Cars Are the Problem

When I was young, a friend of  the family said  to me “if you could see  the pollution a car makes, they would be illegal”. I was pretty young and this perhaps in the mid-1970s.  The friend was an old Cajun carpenter (not some sort of scientist)  who was doing some work on the house for my father.  I’m not sure what our conversation was, about but for  some reason it stuck with me.  I suppose I seldom, if ever, heard people criticizing cars, especially in those days.  From The New Republic:

The Modern Automobile Must Die

If we want to solve climate change, there’s no other option.
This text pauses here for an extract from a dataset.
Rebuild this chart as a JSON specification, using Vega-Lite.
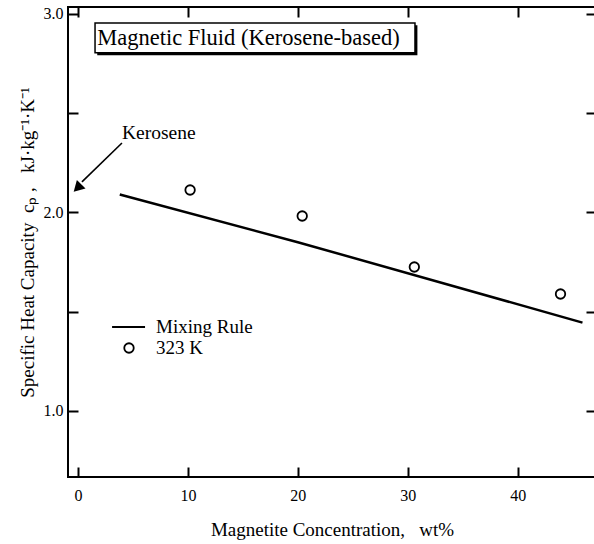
{
  "$schema": "https://vega.github.io/schema/vega-lite/v6.json",
  "width": 528,
  "height": 470,
  "autosize": {"type": "none"},
  "padding": {"left": 68, "top": 7, "right": 0, "bottom": 67},
  "background": "white",
  "config": {
    "view": {"stroke": "black", "strokeWidth": 2},
    "axis": {
      "labelFont": "Liberation Serif",
      "titleFont": "Liberation Serif",
      "domain": false,
      "grid": false,
      "tickColor": "black",
      "labelColor": "black",
      "titleColor": "black",
      "titleFontWeight": "normal"
    },
    "text": {"font": "Liberation Serif", "color": "black"}
  },
  "datasets": {
    "mix": [{"c": 3.8, "cp": 2.09}, {"c": 20, "cp": 1.85}, {"c": 45.9, "cp": 1.445}],
    "exp": [{"c": 10.2, "cp": 2.113}, {"c": 20.4, "cp": 1.982}, {"c": 30.6, "cp": 1.725}, {"c": 43.9, "cp": 1.589}],
    "kero": [{"c": -0.05, "cp": 2.123}],
    "arrow": [{"c": 4.0, "cp": 2.35, "c2": 0.36, "cp2": 2.154}],
    "kerolabel": [{"c": 4.0, "cp": 2.40, "label": "Kerosene"}],
    "boxshadow": [{"c": 1.75, "c2": 30.88, "cp": 2.943, "cp2": 2.792}],
    "box": [{"c": 1.55, "c2": 30.66, "cp": 2.955, "cp2": 2.804}],
    "boxtext": [{"c": 1.75, "cp": 2.879, "label": "Magnetic Fluid (Kerosene-based)"}],
    "legline": [{"c": 3.1, "c2": 6.1, "cp": 1.423}],
    "legpt": [{"c": 4.64, "cp": 1.317}],
    "legtext": [{"c": 7.1, "cp": 1.423, "label": "Mixing Rule"}, {"c": 7.1, "cp": 1.317, "label": "323 K"}]
  },
  "resolve": {"axis": {"x": "independent", "y": "independent"}},
  "layer": [
    {
      "data": {"name": "mix"},
      "mark": {"type": "line", "color": "black", "strokeWidth": 2.5},
      "encoding": {
        "x": {
          "field": "c", "type": "quantitative",
          "scale": {"domain": [-0.91, 47.13], "nice": false, "zero": false},
          "axis": {
            "orient": "bottom", "values": [0, 10, 20, 30, 40], "tickSize": -10, "tickWidth": 2,
            "labelFontSize": 16, "labelPadding": 20,
            "title": "Magnetite Concentration,\u00a0\u00a0\u00a0wt%", "titleFontSize": 19, "titlePadding": 17
          }
        },
        "y": {
          "field": "cp", "type": "quantitative",
          "scale": {"domain": [0.667, 3.035], "nice": false, "zero": false},
          "axis": {
            "orient": "left", "values": [1, 1.5, 2, 2.5, 3], "tickSize": -10, "tickWidth": 2,
            "labelExpr": "datum.value % 1 === 0 ? format(datum.value, '.1f') : ''",
            "labelFontSize": 16, "labelPadding": 15,
            "title": "Specific Heat Capacity\u00a0\u00a0c\u209a ,\u00a0\u00a0\u00a0kJ\u00b7kg\u207b\u00b9\u00b7K\u207b\u00b9",
            "titleFontSize": 19, "titlePadding": 6
          }
        }
      }
    },
    {
      "data": {"name": "exp"},
      "mark": {"type": "point", "shape": "circle", "size": 90, "color": "black", "filled": false, "strokeWidth": 1.8, "opacity": 1},
      "encoding": {
        "x": {"field": "c", "type": "quantitative",
          "axis": {"orient": "top", "values": [0, 10, 20, 30, 40], "tickSize": -10, "tickWidth": 2, "labels": false, "title": null}},
        "y": {"field": "cp", "type": "quantitative",
          "axis": {"orient": "right", "values": [1, 1.5, 2, 2.5, 3], "tickSize": -10, "tickWidth": 2, "labels": false, "title": null}}
      }
    },
    {
      "data": {"name": "arrow"},
      "mark": {"type": "rule", "color": "black", "strokeWidth": 1.6},
      "encoding": {
        "x": {"field": "c", "type": "quantitative", "axis": null},
        "y": {"field": "cp", "type": "quantitative", "axis": null},
        "x2": {"field": "c2"},
        "y2": {"field": "cp2"}
      }
    },
    {
      "data": {"name": "kero"},
      "mark": {"type": "point", "shape": "triangle-up", "size": 150, "angle": 225, "filled": true, "color": "black", "opacity": 1},
      "encoding": {
        "x": {"field": "c", "type": "quantitative", "axis": null},
        "y": {"field": "cp", "type": "quantitative", "axis": null}
      }
    },
    {
      "data": {"name": "kerolabel"},
      "mark": {"type": "text", "align": "left", "baseline": "middle", "fontSize": 19.5},
      "encoding": {
        "x": {"field": "c", "type": "quantitative", "axis": null},
        "y": {"field": "cp", "type": "quantitative", "axis": null},
        "text": {"field": "label"}
      }
    },
    {
      "data": {"name": "boxshadow"},
      "mark": {"type": "rect", "color": "black"},
      "encoding": {
        "x": {"field": "c", "type": "quantitative", "axis": null},
        "x2": {"field": "c2"},
        "y": {"field": "cp", "type": "quantitative", "axis": null},
        "y2": {"field": "cp2"}
      }
    },
    {
      "data": {"name": "box"},
      "mark": {"type": "rect", "fill": "white", "stroke": "black", "strokeWidth": 1.5},
      "encoding": {
        "x": {"field": "c", "type": "quantitative", "axis": null},
        "x2": {"field": "c2"},
        "y": {"field": "cp", "type": "quantitative", "axis": null},
        "y2": {"field": "cp2"}
      }
    },
    {
      "data": {"name": "boxtext"},
      "mark": {"type": "text", "align": "left", "baseline": "middle", "fontSize": 22.5},
      "encoding": {
        "x": {"field": "c", "type": "quantitative", "axis": null},
        "y": {"field": "cp", "type": "quantitative", "axis": null},
        "text": {"field": "label"}
      }
    },
    {
      "data": {"name": "legline"},
      "mark": {"type": "rule", "color": "black", "strokeWidth": 2},
      "encoding": {
        "x": {"field": "c", "type": "quantitative", "axis": null},
        "x2": {"field": "c2"},
        "y": {"field": "cp", "type": "quantitative", "axis": null}
      }
    },
    {
      "data": {"name": "legpt"},
      "mark": {"type": "point", "shape": "circle", "size": 90, "color": "black", "filled": false, "strokeWidth": 1.8, "opacity": 1},
      "encoding": {
        "x": {"field": "c", "type": "quantitative", "axis": null},
        "y": {"field": "cp", "type": "quantitative", "axis": null}
      }
    },
    {
      "data": {"name": "legtext"},
      "mark": {"type": "text", "align": "left", "baseline": "middle", "fontSize": 19},
      "encoding": {
        "x": {"field": "c", "type": "quantitative", "axis": null},
        "y": {"field": "cp", "type": "quantitative", "axis": null},
        "text": {"field": "label"}
      }
    }
  ]
}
I assume they mean petroleum powered cars and not electrics.  From the article:

In 2010, a NASA study declared that automobiles were officially the largest net contributor of climate change pollution in the world. “Cars, buses, and trucks release pollutants and greenhouse gases that promote warming, while emitting few aerosols that counteract it,” the study read. “In contrast, the industrial and power sectors release many of the same gases—with a larger contribution to [warming]—but they also emit sulfates and other aerosols that cause cooling by reflecting light and altering clouds.”

In other words, the power generation sector may have emitted the most greenhouse gases in total. But it also released so many sulfates and cooling aerosols that the net impact was less than the automobile industry, according to NASA.